> _Job_
For each line below that contains the string "this", copy that line.

> _Dataset records_
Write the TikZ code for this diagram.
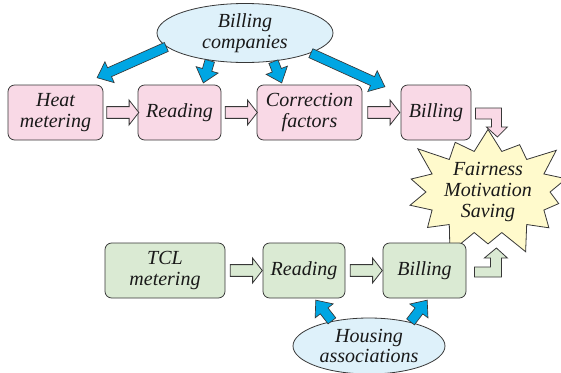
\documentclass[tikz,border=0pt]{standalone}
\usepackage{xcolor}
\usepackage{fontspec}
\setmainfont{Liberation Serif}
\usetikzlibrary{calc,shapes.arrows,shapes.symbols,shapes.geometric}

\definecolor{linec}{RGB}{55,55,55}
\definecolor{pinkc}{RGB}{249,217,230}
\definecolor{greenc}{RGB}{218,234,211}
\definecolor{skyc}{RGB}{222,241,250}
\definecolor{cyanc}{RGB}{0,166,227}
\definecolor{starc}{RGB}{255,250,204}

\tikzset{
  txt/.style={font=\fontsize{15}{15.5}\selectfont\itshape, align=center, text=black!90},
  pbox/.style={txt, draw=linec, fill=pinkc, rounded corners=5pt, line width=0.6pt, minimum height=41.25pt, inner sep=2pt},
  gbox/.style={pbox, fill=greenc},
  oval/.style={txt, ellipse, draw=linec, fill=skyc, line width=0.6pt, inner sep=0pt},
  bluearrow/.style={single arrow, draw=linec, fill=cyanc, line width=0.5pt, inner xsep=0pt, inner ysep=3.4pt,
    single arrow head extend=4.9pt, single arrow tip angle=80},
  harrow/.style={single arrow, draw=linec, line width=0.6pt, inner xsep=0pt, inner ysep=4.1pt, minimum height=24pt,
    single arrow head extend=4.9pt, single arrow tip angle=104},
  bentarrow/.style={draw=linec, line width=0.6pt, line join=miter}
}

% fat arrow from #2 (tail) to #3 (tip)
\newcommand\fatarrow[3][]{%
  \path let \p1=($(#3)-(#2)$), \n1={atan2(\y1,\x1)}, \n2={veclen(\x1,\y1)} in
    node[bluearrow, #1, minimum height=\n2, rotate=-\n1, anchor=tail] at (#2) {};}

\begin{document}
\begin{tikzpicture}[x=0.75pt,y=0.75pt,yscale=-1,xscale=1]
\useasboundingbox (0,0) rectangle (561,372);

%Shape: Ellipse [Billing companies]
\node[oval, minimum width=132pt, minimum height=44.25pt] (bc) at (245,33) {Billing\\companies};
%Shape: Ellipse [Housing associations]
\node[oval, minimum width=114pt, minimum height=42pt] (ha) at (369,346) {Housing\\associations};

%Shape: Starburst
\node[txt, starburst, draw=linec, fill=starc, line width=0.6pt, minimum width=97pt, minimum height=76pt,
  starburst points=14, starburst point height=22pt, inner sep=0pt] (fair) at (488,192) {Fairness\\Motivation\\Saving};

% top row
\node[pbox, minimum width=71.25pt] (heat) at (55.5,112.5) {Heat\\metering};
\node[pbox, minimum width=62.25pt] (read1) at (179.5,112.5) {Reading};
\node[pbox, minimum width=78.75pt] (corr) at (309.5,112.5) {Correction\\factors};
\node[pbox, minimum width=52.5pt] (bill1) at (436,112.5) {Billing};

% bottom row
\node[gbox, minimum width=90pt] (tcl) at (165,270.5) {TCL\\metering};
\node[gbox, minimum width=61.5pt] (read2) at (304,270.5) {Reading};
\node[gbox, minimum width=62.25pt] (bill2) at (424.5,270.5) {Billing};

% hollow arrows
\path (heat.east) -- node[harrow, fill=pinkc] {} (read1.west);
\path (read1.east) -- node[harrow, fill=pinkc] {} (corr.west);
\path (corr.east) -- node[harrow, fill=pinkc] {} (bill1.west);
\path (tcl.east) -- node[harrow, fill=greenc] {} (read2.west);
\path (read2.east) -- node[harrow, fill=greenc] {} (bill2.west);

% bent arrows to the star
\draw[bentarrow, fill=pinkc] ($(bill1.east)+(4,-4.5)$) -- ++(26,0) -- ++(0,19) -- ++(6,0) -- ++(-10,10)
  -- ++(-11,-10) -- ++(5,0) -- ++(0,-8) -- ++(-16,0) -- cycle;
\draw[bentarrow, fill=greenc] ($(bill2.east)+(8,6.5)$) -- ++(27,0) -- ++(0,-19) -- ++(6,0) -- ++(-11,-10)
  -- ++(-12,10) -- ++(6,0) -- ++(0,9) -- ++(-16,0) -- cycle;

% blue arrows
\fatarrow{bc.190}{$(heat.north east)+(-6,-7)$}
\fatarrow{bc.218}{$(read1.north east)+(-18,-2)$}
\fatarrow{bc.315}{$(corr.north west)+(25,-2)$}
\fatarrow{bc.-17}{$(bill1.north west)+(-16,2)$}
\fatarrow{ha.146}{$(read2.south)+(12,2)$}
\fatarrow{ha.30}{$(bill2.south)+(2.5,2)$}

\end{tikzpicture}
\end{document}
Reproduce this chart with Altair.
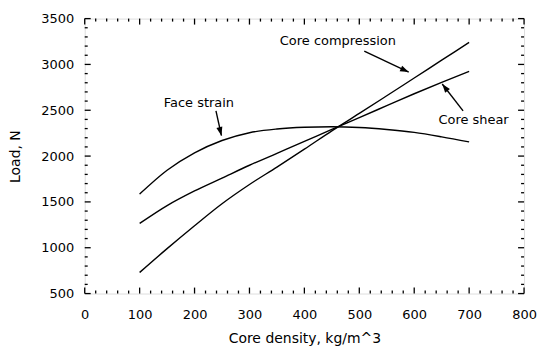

> _Expected answer_
Write the TikZ code for this diagram.
Reproduce this chart with Altair.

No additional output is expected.